“I was born in Los Angeles,” she begins over video chat. “My mom is an actress and my dad a producer. Shortly after I was born, my mom went to go do this series in North Carolina called One Tree Hill, which is kind of funny because it’s like this Gossip Girl world.”
Alyn Lind fails to mention that her mother, Barbara Alyn Woods, is famous to the post-millennial drama nerd set. Woods played the mercurial manipulator Deb Scott on One Tree Hill for almost a decade. That was where baby Emily met with the biceps of Chad Michael Murray, the show’s star.
“I was the first baby he had ever held,” she says. “Flash forward, like, 10 years and we did a film together [2013’s The Haunting in Connecticut 2: Ghosts of Georgia]. It was the first time he’d ever played a dad – he was my dad in the movie.”
Her big break, however, was as a young Paz de la Huerta in Gaspar Noé’s 2009 DMT-fuelled mindbender Enter the Void. “His films are not really stories about children. It’s a lot of sex and drugs and stuff like that,” she says, massively understating the work of the French auteur, whose film Love memorably opens with a 3‑D cumshot slinging towards the audience’s face.
“The movies I wanted to watch were not what other kids wanted to watch,” she says, later recommending the 1950 noir In a Lonely Place, in which Humphrey Bogart excels as a murder suspect, or 1996 Laura Dern abortion drama Citizen Ruth. “I was looking for something inside of [acting] so early on that you wouldn’t think a child needed.”
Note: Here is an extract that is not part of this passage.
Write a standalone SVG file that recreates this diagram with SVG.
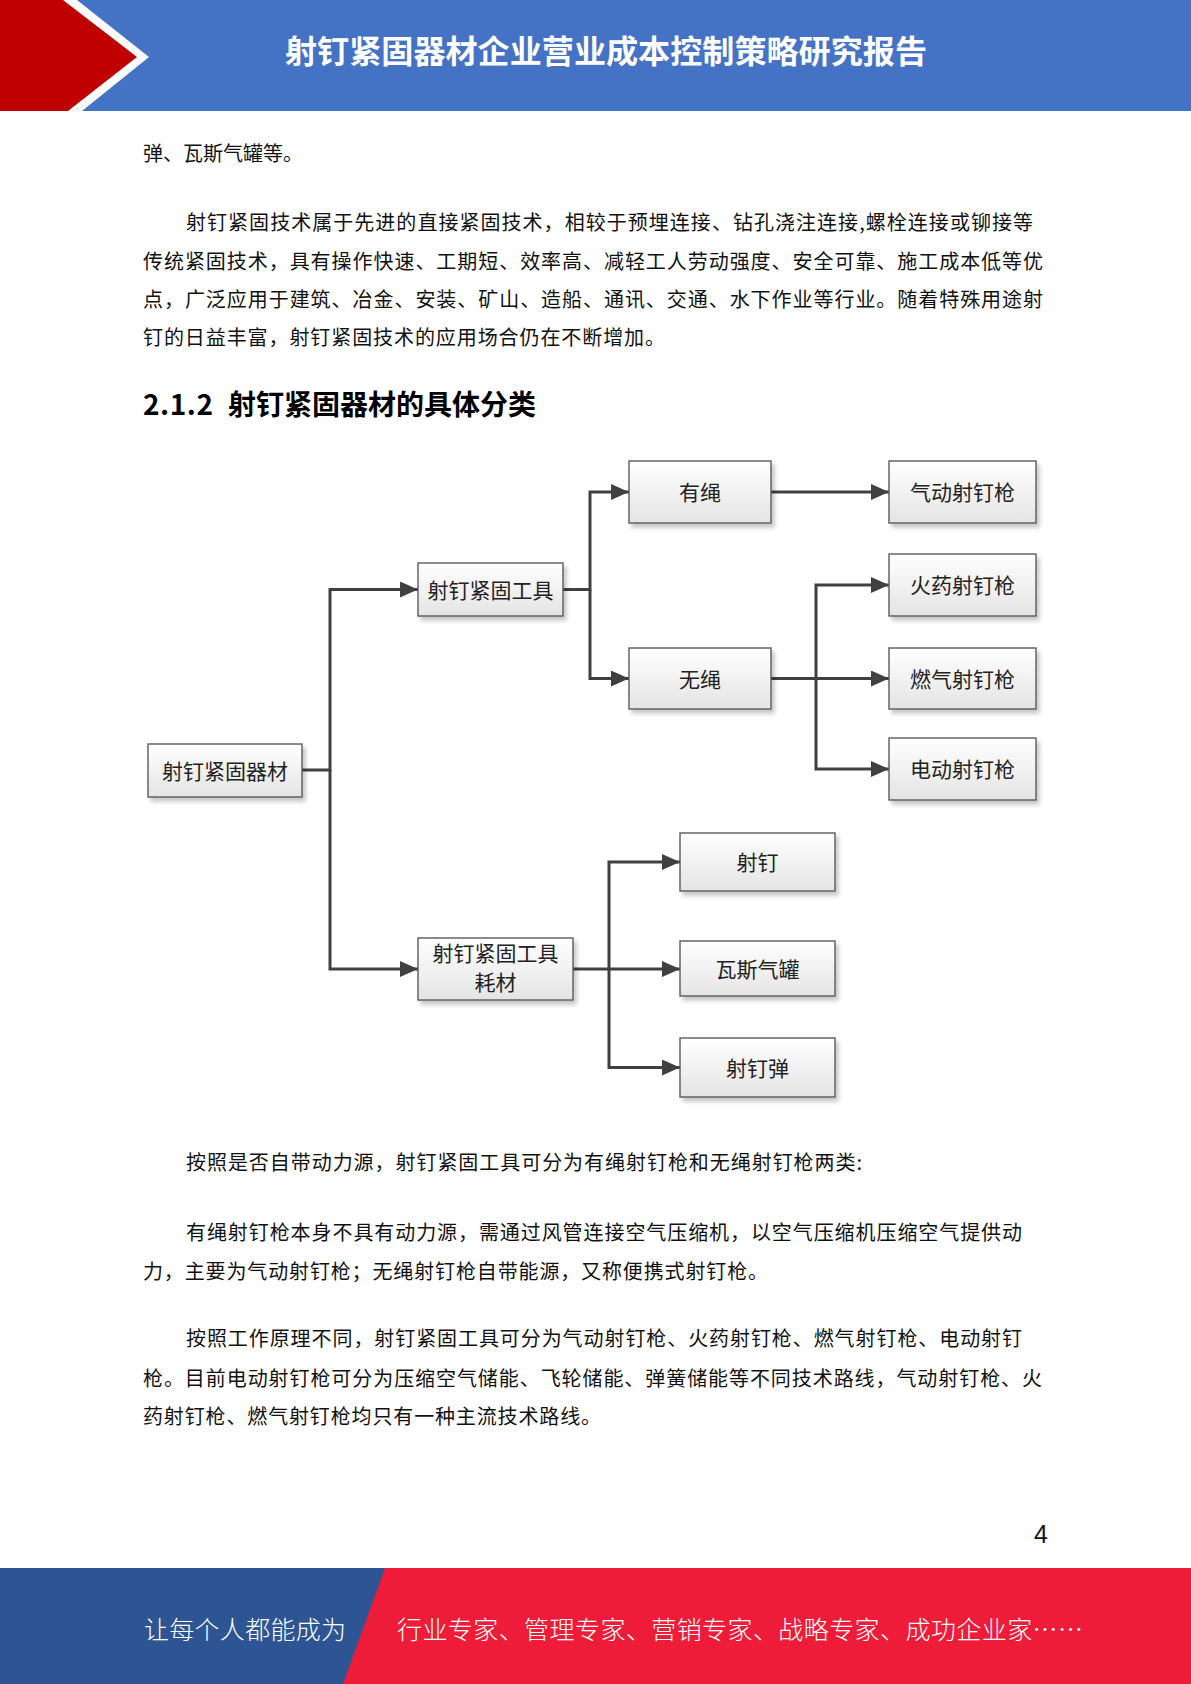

With an appetite more attuned to “weirdo indie films”, at age 10 she told her agents there was zero chance she would mug and pout for a Disney Channel audition. “There were people that were like: ‘You can’t say [no to] that. You’re not going to do anything else.’ And I was like: ‘I don’t care. I’ll do something.’”
She had vision, she says. Often described as an “old soul” by coworkers twice her age, she gained her experience instead on the more mature daytime soap circuit (All My Children, Days of Our Lives) and eventually landed recurring roles in primetime shows like Revenge, Code Black and Sacred Lies.
When the original Gossip Girl came out in 2007, Alyn Lind was five years old. She later watched the first season but gave up on it, more so because she’s “not really a big television person”. In fact, the main reason she was drawn to the new version was because she wanted to meet Cassandra Kulukundis, the show’s casting director – known for her work on several Paul Thomas Anderson films. “When I heard that she was involved, I thought, this has to be something that fuelled her creativity because she doesn’t do anything that doesn’t.”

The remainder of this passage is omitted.